Earth System Atlas

New Earth System Atlas being planned by IGBP/GAIM and the braoder global change community

The Earth’s climate, ecosystems and human activities are highly variable in both space and time. Past changes in climate, atmospheric composition and land use have affected the surface of the planet differently at each location, and all indications of future changes suggest that the pattern in every sphere will continue to be modified. Reconstructions of past environments and monitoring/mapping of the present have reached a major threshold, providing an understanding of the processes that drive the Earth System sufficiently to enable model simulations of future change to be made with unprecedented reliability.

Although great strides have been made in global change and Earth system science, research results have to date been disseminated in a piecemeal fashion, with no standardized format that would allow comparison and assessment of the relations between the various factors that define and control the Earth system. Toward the end of rectifying this information dissemination gap, an Earth System Atlas is being planned that will present and link together the myriad global change research results that have emerged in the last decade or so.

The Earth System Atlas represents an initiative of the International Geosphere Biosphere Programme (IGBP) in conjunction with its Earth System Science Partners (ESSP), the World Climate Research Programme (WCRP), the International Human Dimensions Programme (IHDP), and the International Programme for Diversity Science (DIVERSITAS). As such, it will be a product of the entire research community rather than that of a single center or institute. In this way, not only can a broad scope of Earth system-related data be accessed, but the data can all be displayed or downloaded in a common format viewed in a common map projection.

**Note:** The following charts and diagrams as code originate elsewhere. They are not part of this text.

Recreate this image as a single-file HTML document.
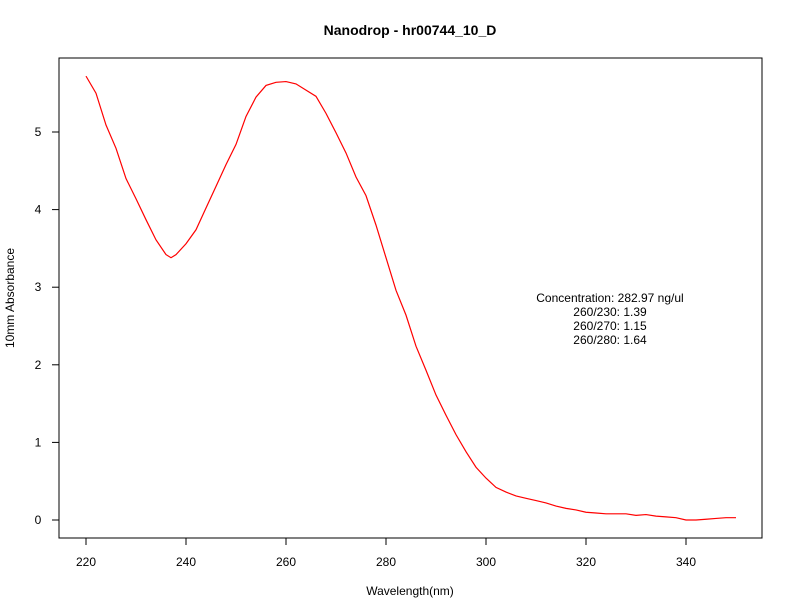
<!DOCTYPE html>
<html><head><meta charset="utf-8"><style>body{margin:0;background:#fff}svg{display:block;font-family:"Liberation Sans",sans-serif}</style></head>
<body>
<svg width="792" height="612">
<text x="410" y="35" text-anchor="middle" font-weight="bold" font-size="14">Nanodrop - hr00744_10_D</text>
<rect x="59" y="58" width="703" height="480" fill="none" stroke="#000"/>
<g id="xaxis"></g>
<g id="yaxis"></g>
<text x="410" y="595" text-anchor="middle" font-size="12">Wavelength(nm)</text>
<text transform="translate(14,298) rotate(-90)" text-anchor="middle" font-size="12">10mm Absorbance</text>
<polyline id="curve" fill="none" stroke="#f00" stroke-width="1.2"/>
<g font-size="12" text-anchor="middle">
<text x="610" y="302">Concentration: 282.97 ng/ul</text>
<text x="610" y="316">260/230: 1.39</text>
<text x="610" y="330">260/270: 1.15</text>
<text x="610" y="344">260/280: 1.64</text>
</g>
</svg>
<script>
const wavelengths=[220,222,224,226,228,230,232,234,236,237,238,240,242,244,246,248,250,252,254,256,258,260,262,264,266,268,270,272,274,276,278,280,282,284,286,288,290,292,294,296,298,300,302,304,306,308,310,312,314,316,318,320,322,324,326,328,330,332,334,336,338,340,342,344,346,348,350];
const absorbance=[5.72,5.50,5.09,4.79,4.40,4.14,3.87,3.61,3.42,3.38,3.42,3.56,3.74,4.02,4.30,4.58,4.84,5.20,5.45,5.60,5.64,5.65,5.62,5.54,5.46,5.24,4.99,4.73,4.42,4.18,3.80,3.38,2.96,2.64,2.24,1.93,1.61,1.35,1.10,0.88,0.68,0.54,0.42,0.36,0.31,0.28,0.25,0.22,0.18,0.15,0.13,0.10,0.09,0.08,0.08,0.08,0.06,0.07,0.05,0.04,0.03,0.0,0.0,0.01,0.02,0.03,0.03];
const xTicks=[220,240,260,280,300,320,340];
const yTicks=[0,1,2,3,4,5];
const NS="http://www.w3.org/2000/svg";
const xs=v=>86+(v-220)*5;
const ys=v=>520-v*77.6;
document.getElementById('curve').setAttribute('points',wavelengths.map((w,i)=>xs(w)+','+ys(absorbance[i])).join(' '));
const xa=document.getElementById('xaxis'),ya=document.getElementById('yaxis');
function mk(tag,attrs,parent){const e=document.createElementNS(NS,tag);for(const k in attrs)e.setAttribute(k,attrs[k]);parent.appendChild(e);return e;}
xTicks.forEach(t=>{
 const l=mk('line',{x1:xs(t),x2:xs(t),y1:538,y2:545,stroke:'#000'},xa);
 
 
 const tx=mk('text',{x:xs(t),y:566,'text-anchor':'middle','font-size':12},xa);
 tx.textContent=t;
 
 
});
yTicks.forEach(t=>{
 const l=mk('line',{x1:52,x2:59,y1:ys(t),y2:ys(t),stroke:'#000'},ya);
 
 
 const tx=mk('text',{x:38,y:ys(t)+4,'text-anchor':'middle','font-size':12},ya);
 tx.textContent=t;
 
 
});
</script>
</body></html>
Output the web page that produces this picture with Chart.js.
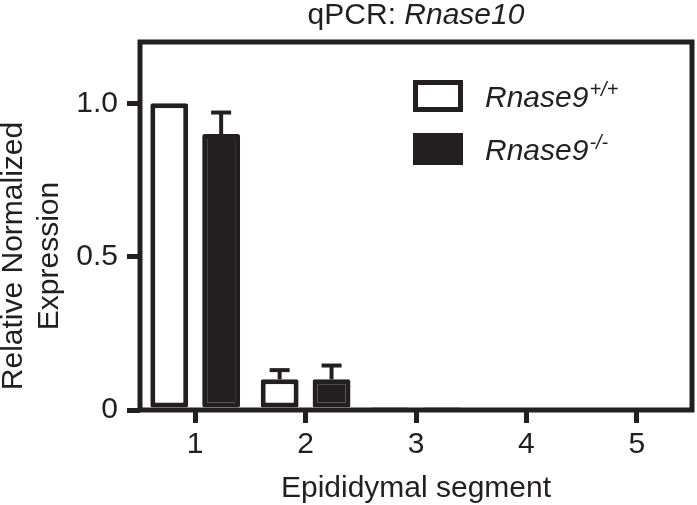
<!DOCTYPE html>
<html>
<head>
<meta charset="utf-8">
<script src="https://cdn.jsdelivr.net/npm/chart.js@4"></script>
<style>
  html, body { margin: 0; padding: 0; background: #fff; }
  #wrap { width: 697px; height: 505px; }
</style>
</head>
<body>
<div id="wrap"><canvas id="chart" width="697" height="505"></canvas></div>
<script>
const segments = ['1', '2', '3', '4', '5'];
const wildType = [1.0, 0.10, 0.004, 0, 0];
const wildTypeErr = [0, 0.03, 0, 0, 0];
const knockout = [0.90, 0.10, 0.004, 0, 0];
const knockoutErr = [0.07, 0.045, 0, 0, 0];
const yTicks = [0, 0.5, 1.0];

const FONT = '"Liberation Sans", Arial, Helvetica, sans-serif';
const INK = '#231f20';

// frame, error bars, titles and legend drawn on top
const extras = {
    id: 'extras',
    afterDatasetsDraw(chart) {
        const ctx = chart.ctx;
        const y = chart.scales.y;
        ctx.save();
        ctx.strokeStyle = INK;
        ctx.fillStyle = INK;
        [[0, wildTypeErr], [1, knockoutErr]].forEach(([di, errs]) => {
            const meta = chart.getDatasetMeta(di);
            const vals = chart.data.datasets[di].data;
            meta.data.forEach((bar, i) => {
                if (!errs[i]) return;
                const top = y.getPixelForValue(vals[i] + errs[i]);
                const base = y.getPixelForValue(vals[i]);
                ctx.lineWidth = 4;
                ctx.beginPath();
                ctx.moveTo(bar.x, base);
                ctx.lineTo(bar.x, top);
                ctx.stroke();
                ctx.beginPath();
                ctx.moveTo(bar.x - 10, top);
                ctx.lineTo(bar.x + 10, top);
                ctx.stroke();
            });
        });
        ctx.restore();
    },
    afterDraw(chart) {
        const ctx = chart.ctx;
        const a = chart.chartArea;
        const cx = (a.left + a.right) / 2;
        ctx.save();
        ctx.strokeStyle = INK;
        ctx.fillStyle = INK;
        ctx.lineWidth = 5;
        ctx.strokeRect(a.left, a.top, a.right - a.left, a.bottom - a.top);

        // title, centred over the plot
        ctx.textBaseline = 'alphabetic';
        ctx.textAlign = 'left';
        ctx.font = '30px ' + FONT;
        const w1 = ctx.measureText('qPCR: ').width;
        ctx.font = 'italic 30px ' + FONT;
        const w2 = ctx.measureText('Rnase10').width;
        let x = cx - (w1 + w2) / 2;
        ctx.font = '30px ' + FONT;
        ctx.fillText('qPCR: ', x, 24);
        ctx.font = 'italic 30px ' + FONT;
        ctx.fillText('Rnase10', x + w1, 24);

        // x title
        ctx.font = '30px ' + FONT;
        ctx.textAlign = 'center';
        ctx.fillText('Epididymal segment', cx, 497);

        // y title
        ctx.save();
        ctx.translate(0, 256);
        ctx.rotate(-Math.PI / 2);
        ctx.fillText('Relative Normalized', 0, 22);
        ctx.fillText('Expression', 0, 58);
        ctx.restore();

        // legend
        ctx.lineWidth = 5;
        ctx.strokeRect(415.5, 82.5, 45, 27);
        ctx.fillRect(413, 133, 50, 32);
        ctx.textAlign = 'left';
        [['+/+', 107], ['-/-', 160]].forEach(([sup, by]) => {
            ctx.font = 'italic 30px ' + FONT;
            ctx.fillText('Rnase9', 485, by);
            const w = ctx.measureText('Rnase9').width;
            ctx.font = 'italic 20px ' + FONT;
            ctx.fillText(sup, 485 + w + 1, by - 11);
        });
        ctx.restore();
    }
};

const tickFont = { family: FONT, size: 30 };

new Chart(document.getElementById('chart'), {
    type: 'bar',
    data: {
        labels: segments,
        datasets: [
            { label: 'Rnase9+/+', data: wildType, backgroundColor: '#ffffff', borderColor: INK, borderWidth: 5, borderRadius: 2, borderSkipped: false },
            { label: 'Rnase9-/-', data: knockout, backgroundColor: INK, borderColor: INK, borderWidth: 5, borderRadius: 2, borderSkipped: false }
        ]
    },
    options: {
        responsive: false,
        animation: false,
        devicePixelRatio: 1,
        layout: { padding: { top: 42, right: 5, left: 0, bottom: 0 } },
        datasets: { bar: { categoryPercentage: 0.94, barPercentage: 0.73 } },
        plugins: { legend: { display: false }, tooltip: { enabled: false } },
        scales: {
            x: {
                afterFit: s => { s.height = 95; },
                grid: { offset: false, drawOnChartArea: false, tickLength: 13, lineWidth: 5, color: INK },
                border: { display: false },
                ticks: { color: INK, font: tickFont, padding: 4, maxRotation: 0 }
            },
            y: {
                min: 0,
                max: 1.2,
                afterFit: s => { s.width = 140; },
                afterBuildTicks: s => { s.ticks = yTicks.map(v => ({ value: v })); },
                grid: { drawOnChartArea: false, tickLength: 13, lineWidth: 5, color: INK },
                border: { display: false },
                ticks: { color: INK, font: tickFont, padding: 9, callback: v => v === 0 ? '0' : v.toFixed(1) }
            }
        }
    },
    plugins: [extras]
});
</script>
</body>
</html>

As an effort by the entire community, there will be much stronger quality controls than would be possible within a single research entity.

The purpose of the Atlas will be to provide a wide range of users with a series of Global Change related digital maps and time series, along with access to the underlying data from which they were constructed, and text explanation of data collection, analysis, and other pertinent information. The target audiences are:

The overarching goal of the Atlas will be to publicize as broadly as possible the results of recent global change research efforts.

Specific objectives include:

The Earth System Atlas will contain pertinent information regarding changes in climate, atmosphere, land surface and ocean, as well as socio-economic factors. Maps will be created from ground-based and satellite-derived data, conceptual and numerical models, census and additional relevant databases. The Earth System Atlas will include, in addition to maps at global scale, products at a broad regional scale of particular interest (e.g. the Amazon or the Arctic Basin). Users of the Atlas will be able to zoom in and out as needed. An important feature of the Earth System Atlas will be that maps will be developed in such a way that past conditions may be compared visually with the present, and also with future environmental conditions predicted on the basis of current models and forcing scenarios.

One of the primary unique features about the proposed Earth System Atlas is the fact that all data will be peer reviewed for quality. This will involve two phases. The first will be evaluation of any data set for appropriateness and relevance. If the data are not deemed adequate to apply to the desired display, other alternatives will be sought. Once a data set is selected for consider for the atlas, the second aspect of quality control will involve peer review to scrutinize each data set for completeness, functionality, isolated errors, mismatches, etc. In addition, all accompanying text will be reviewed for accuracy, writing style (for each intended audience), and appropriate context.

The Earth System Atlas will be produced in electronic form with on-line access in order to provide the broadest possible availability to the general public. Underlying data will be made available in electronic format. The free and open data exchange policy of the International Council of Scientific Unions (ICSU) will apply to all aspects of the Atlas.

The scientific scope of the Atlas will be organized in the following categories:

  • Background and Introduction
  • Physiography
  • Climate
  • Atmospheric Constituents
  • Physical/Chemical Ocean
  • Physical/Chemical Land
  • Hydrology
  • Biogeochemical Cycles
  • Ecosystems
  • Human Dimensions
  • Future Scenarios

Each data set included in the atlas will be accompanied by explanatory text describing the data a well as the meaning of the selected display within the Earth system. The text would have the form of extended "figure captions" and would be written specifically for each of three target audiences for the atlas- Earth System Scientists; Lay public and Policy Community; School Children. The text will be fully referenced including data source(s), published literature, and links to data-specific websites, as appropriate.

There are a number of excellent global change-related data compilations and directories already in existence. The Earth System Atlas will link and incorporate these data archives to create on-line maps and time series in an atlas format as described above. Available data can be categorized into two types, the first being "archived data" that exists in a variety of formats, but for which visualization tools have not been developed specifically, and the second being data from which maps and time series have already been made and are available on line. The atlas will be fundamentally different than any existing data visualization effort in that it will have a broad Earth system focus, global coverage, a standardized data format and set of visualization projections, and perhaps most importantly, the atlas will include a mechanism for reviewing and evaluating the relevance and quality of specific data sets. These attributed, and especially the latter will set it quite apart from any previous effort, and will lead to the development of a unique resource for the research, policy, and educational communities as well as the lay public at large.